Unrecognizable without his beard, Aladeen eventually joins up with Nadal (Jason Mantzoukas), Wadiya's former head nuclear scientist, to regain his power and meets Zoey (Anna Faris), the owner of an organic food market who tries way too hard to assert her liberal politics. She believes Aladeen is a political refugee; he cannot stand her but is still drawn to her. They share a romantic moment while delivering a baby on the store's floor, and director Larry Charles (who directed Baron Cohen's previous antics as fictional characters in thd real world—this one is entirely fictitious) ensures that we see their love blossom by placing the camera inside the birth canal.
This is the tone of the film's humor, and screenwriters Baron Cohen, Alec Berg, David Mandel, and Jeff Schaffer attempt to gain those disbelieving laughs of shock at the horrifying things Aladeen says and does. It works for the most part because of (or despite) the fact that we know the character is barely half as threatening as he imagines himself (Instead of performing or overseeing acts of terrorism, he plays a video game about terrorists).

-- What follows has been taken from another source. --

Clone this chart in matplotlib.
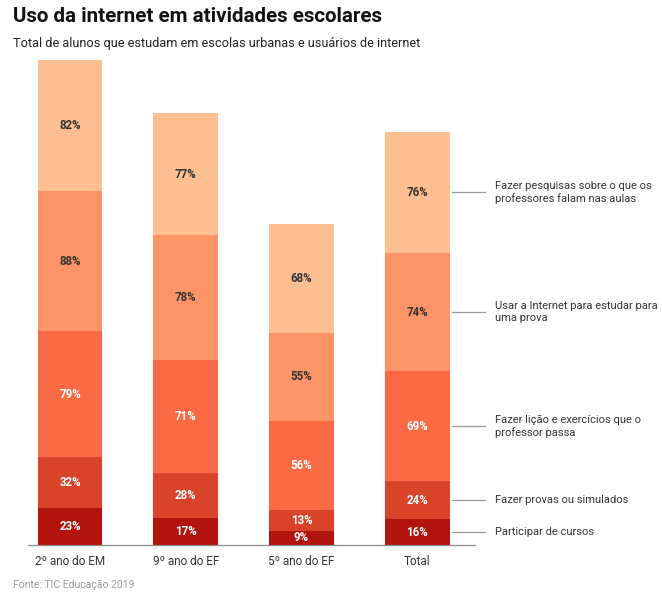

Perhaps the worst thing he does over the course of the film is being an accomplice to the decapitation of a corpse, which Nadal later uses as a puppet to scare him. Some of the other jokes are less sinister, like how Aladeen creates aliases from signs he spots around him. The more subversive jokes (for example, the way a pair of tourists on a helicopter sightseeing tour react to hearing an innocent conversation between Aladeen and Nadal in their native tongue about fireworks over the Statue of Liberty) culminate in a cynical speech at the UN that skewers our modern society (In other words, no one will confuse it with another famous speech from another comedy with "dictator" in the title).
The primary goal of the film is to take the air out of the bloated public images of those who would stand on the backs of an entire population because they feel short. The opening act of The Dictator does a fine job in that regard, and Baron Cohen's simplistic caricature has a robust enough personality to carry him through the rest of the fish-out-of-water story.